Lantaran Vira tak bisa berenang, Slamet menyodorkan balok yang ditemukannya dan meminta Vira berpegang pada balok lalu mendorongnya dengan sisa tenaga yang tersisa.
"Saya sodorkan papan balok itu ke dia. Saya tanya namanya, dia bilang namanya Vira. Dia EO acara Family Gathering PLN, saya berenang sambil dorong balok itu biar sampai daratan," tuturnya.
Namun perjuangan menyelamatkan diri mereka tak berjalan mulus karena gelapnya laut sehingga tak tahu arah mana yang dituju untuk mencapai daratan.
Beruntung pancaran sinar lampu dari satu bangunan berhasil menuntunnya ke arah darat dan selamat meski menderita sejumlah luka baret cukup parah di bagian kaki dan wajah.
"Saya enggak tahu daratan di mana, cuman saya lihat di ujung ada sinar kelap-kelip. Saya yakin itu daratan jadi saya ikuti. Saya harus ke sana," lanjut Slamet.

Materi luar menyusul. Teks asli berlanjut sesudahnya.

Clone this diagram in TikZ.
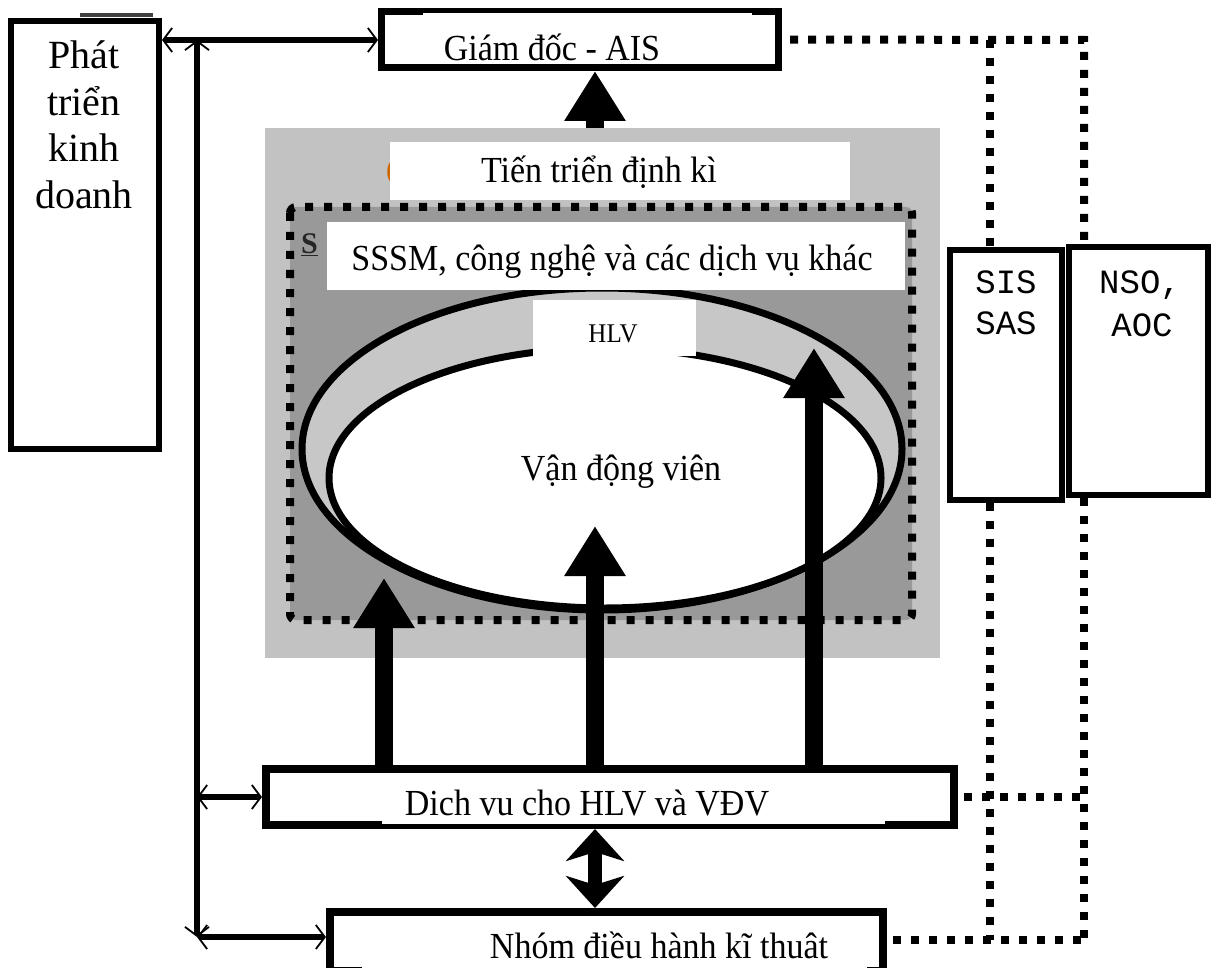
\documentclass[tikz,border=0pt]{standalone}
\usepackage{graphicx}
\usepackage{fontspec}
\setmainfont{Liberation Serif}
\setmonofont{Liberation Mono}
\usetikzlibrary{arrows.meta,calc}
\newcommand{\fsz}[1]{\fontsize{#1}{#1}\selectfont}
\newcommand{\vs}[1]{\scalebox{1}[1.08]{#1}}
\tikzset{
  mybarb/.tip={Straight Barb[length=9pt,width=24pt,line width=1.8pt]},
  box/.style={draw, rectangle, inner sep=0pt, fill=white},
  lbl/.style={anchor=base, inner sep=0pt, font=\fsz{34}},
  cover/.style={fill=white, draw=none, rectangle, inner sep=0pt},
  bus/.style={line width=6pt},
  dots/.style={line width=8pt, dash pattern=on 8pt off 10pt},
  big/.style={line width=18pt, -{Triangle[length=50pt,width=58pt]}},
  dbl/.style={line width=14pt, {Stealth[length=32pt,width=58pt,inset=9pt]}-{Stealth[length=32pt,width=58pt,inset=9pt]}},
  monot/.style={anchor=base, inner sep=0pt, font=\ttfamily\fsz{34}},
  phatt/.style={anchor=base, inner sep=0pt, font=\fsz{40}}
}
\begin{document}
\begin{tikzpicture}[x=1pt,y=-1pt]
\useasboundingbox (0,0) rectangle (1212,968);

% central shaded region
\fill[black!24] (265,128) rectangle (940,658);
\fill[black!40, rounded corners=6pt] (290,207) rectangle (912,620);
\filldraw[fill=black!22, line width=7pt] (602,449) ellipse [x radius=300pt, y radius=161pt];
\filldraw[fill=white, line width=7pt] (605,478) ellipse [x radius=276pt, y radius=130pt];
\draw[dots, dash pattern=on 8pt off 11pt, rounded corners=6pt] (290,207) rectangle (912,620);

% partly hidden fragments
\node[anchor=base west, inner sep=0pt, font=\bfseries\fsz{30}, text=black!85] (sfrag) at (301,254) {\underline{S}};
\node[anchor=base, inner sep=0pt, font=\fsz{30}, text=orange!80!black] (pfrag) at (391,180) {(};

% white label boxes
\node[cover, minimum width=460pt, minimum height=58pt] (tien) at (620,171) {};
\node[cover, minimum width=578pt, minimum height=68pt] (sssm) at (616,256) {};
\node[cover, minimum width=163pt, minimum height=56pt] (hlvbox) at (614.5,328) {};
\node[lbl] (tientxt) at (599,183) {\vs{Tiến triển định kì}};
\node[lbl] (sssmtxt) at (612,270) {\vs{SSSM, công nghệ và các dịch vụ khác}};
\node[lbl, font=\fsz{25}] (hlvtxt) at (613,342) {\vs{HLV}};
\node[lbl] (vdv) at (621,480) {\vs{Vận động viên}};

% boxes
\draw[line width=4pt, black!75] (80,15) -- (153,15);
\node[box, line width=6pt, minimum width=148pt, minimum height=428pt] (phat) at (85,235) {};
\node[phatt] (p1) at (84,69) {Phát};
\node[phatt] (p2) at (84,116) {triển};
\node[phatt] (p3) at (84,162) {kinh};
\node[phatt] (p4) at (84,209) {doanh};

\node[box, line width=7pt, minimum width=397pt, minimum height=56pt] (gd) at (580,39.5) {};
\fill[white] (423,13) rectangle (752,63);
\node[lbl] (gdtxt) at (552,61) {\vs{Giám đốc - AIS}};

\node[box, line width=8pt, minimum width=688pt, minimum height=56pt] (dv) at (610,797) {};
\fill[white] (382,775) rectangle (885,824);
\node[lbl] (dvtxt) at (587,815) {\vs{Dich vu cho HLV và VĐV}};

\node[box, line width=8pt, minimum width=553pt, minimum height=59pt] (nhom) at (606.5,941.5) {};
\fill[white] (362,918) rectangle (867,985);
\node[lbl] (nhomtxt) at (659,958) {\vs{Nhóm điều hành kĩ thuât}};

\node[box, line width=6pt, minimum width=112pt, minimum height=250pt] (sis) at (1006,375) {};
\node[box, line width=6pt, minimum width=139pt, minimum height=248pt] (nso) at (1138.5,371) {};
\node[monot] (sis1) at (1006,293) {SIS};
\node[monot] (sis2) at (1006,334) {SAS};
\node[monot] (nso1) at (1140,293) {NSO,};
\node[monot] (nso2) at (1142,336) {AOC};

% big arrows
\coordinate (tl) at (384,578);
\coordinate (tm) at (595,526);
\coordinate (tr) at (814,348);
\coordinate (ttop) at (595,128);
\draw[big] (dv.north -| tl) -- (tl);
\draw[big] (dv.north -| tm) -- (tm);
\draw[big] (dv.north -| tr) -- (tr);
\draw[big] (ttop) -- (gd.south -| ttop);
\draw[dbl] (dv.south -| tm) -- (nhom.north -| tm);

% left bus
\coordinate (bt) at (197,40);
\coordinate (bb) at (197,937);
\draw[bus, mybarb-mybarb] (bt) -- (bb);
\draw[bus, mybarb-mybarb] (phat.east |- bt) -- (gd.west |- bt);
\draw[bus, mybarb-mybarb] (dv.west -| bt) -- (dv.west);
\draw[bus, mybarb-mybarb] (bb) -- (nhom.west |- bb);

% dotted links
\coordinate (lt) at (990,40);
\coordinate (rt) at (1084,40);
\coordinate (lb) at (990,940);
\coordinate (rb) at (1084,940);
\draw[dots, shorten <=8pt] (gd.east) -- (rt) -- (nso.north -| rt);
\draw[dots] (lt) -- (sis.north -| lt);
\draw[dots] (sis.south -| lb) -- (lb);
\draw[dots] (nso.south -| rb) -- (rb);
\draw[dots, shorten <=6pt] (nhom.east |- rb) -- (rb);
\draw[dots, shorten <=6pt] (dv.east) -- (dv.east -| rb);
\end{tikzpicture}
\end{document}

• Cerita Ustaz Abror Selamatkan Dua Anaknya, Teriakan Abi Jadi Pertanda
• Cerita Afu Pegawai Kemenpora yang Selamat dari Terjangan Tsunami
Slamet sendiri kini terbaring lemah di kamar 529 RS Puri Cinere Depok bersama 43 pegawai PLN UIT JBB yang mulai berdatangan sejak Minggu (23/12/2018) pagi hari dan terus berdatangan hingga kini sejumlah pasien sudah diperbolehkan pulang.
Kepala Bagian Humas RS Puri Cinere, Widya Karmadiyanti mengatakan jumlah pegawai PLN UIT JBB yang masih dirawat inap sekarang hanya 18 orang.
Namun jumlah tersebut dimungkinkan kembali bertambah mengingat Family Gathering PLN UIT JBB diikuti sekitar 201 pegawai dan pemerintah masih berupaya melakukan pencarian korban.
"Dari pagi kemarin sudah mendapatkan informasi, dari 43 korban itu datangnya bertahap, jadi enggak sekaligus. Kami sampaikan bahwa sampai hari ini, besok dan berapa hari ke depan RS Puri Cinere tetap siaga bila ada korban lain yang menyusul," jelas Widya.